Sul fronte dell’innovazione tecnologica, Andrea Botta, head of financial services per strumenti di garanzia di Rina Prime Credit Asset Management, ha presentato una piattaforma digitale integrata con i portali dei garanti che «permette di monitorare tutte le fasi di gestione di una garanzia, da una fase di prevalutazione a una fase di gestione e monitoraggio», includendo sistemi di controllo scadenziale e integrazione con le business information per garantire il rispetto delle tempistiche previste.
La possibile sinergia tra procedure MCC e composizione negoziata della crisi è stata al centro dell’intervento di Lorenzo Marcello del Maino, associate partner di i-law studio legale. «È possibile una sorta di convivenza pacifica e virtuosa perché le tempistiche di escussione MCC sono coerenti con il tempo della composizione negoziata», ha spiegato, sottolineando però che il debitore non può attendere l’ultimo momento ma deve anticipare le criticità per evitare proposte non deliberabili sin dall’inizio.

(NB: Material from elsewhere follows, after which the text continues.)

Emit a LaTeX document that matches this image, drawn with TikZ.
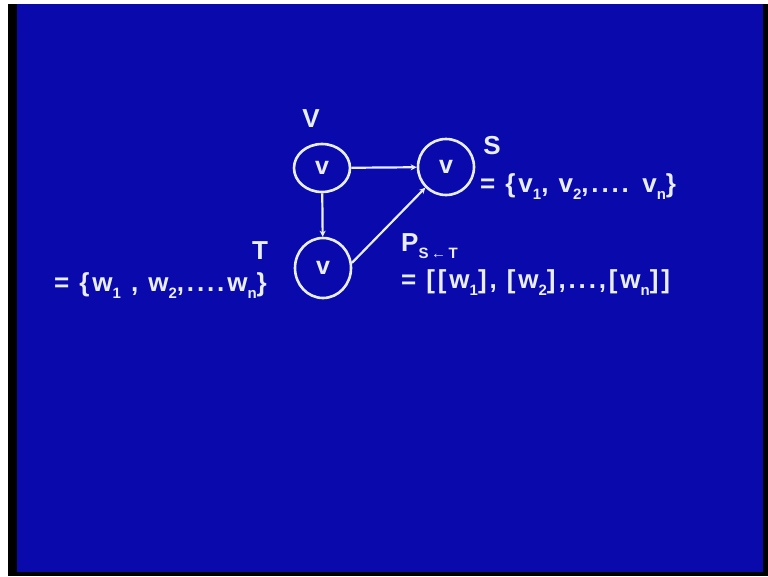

Un allarme sugli orientamenti giurisprudenziali è arrivato da Marco Rossi, co-managing partner di RRP Commercialisti e Avvocati Associati e presidente del comitato scientifico Alma Iura, che ha spiegato: «Si è creato un orientamento talebano per cui, se la valutazione del merito creditizio non è stata fatta bene, il finanziamento non solo è nullo ma è illecito e la banca non può recuperare neppure il capitale», citando quasi 700 provvedimenti nelle banche dati.
La sua proposta è chiara: serve un tavolo comune dell’industria, perché questi temi non sono solo giuridici ma riguardano trasversalmente tutto il mercato e necessitano di posizioni condivise per contrastare derive interpretative che rischiano di compromettere l’intero sistema.
Il dibattito si è chiuso con una riflessione corale: la gestione dei crediti garantiti resta un equilibrio delicato tra prudenza e valorizzazione, innovazione e diritto, in cui la cooperazione fra banche, garanti e operatori privati rappresenta la chiave per un mercato più maturo e sostenibile.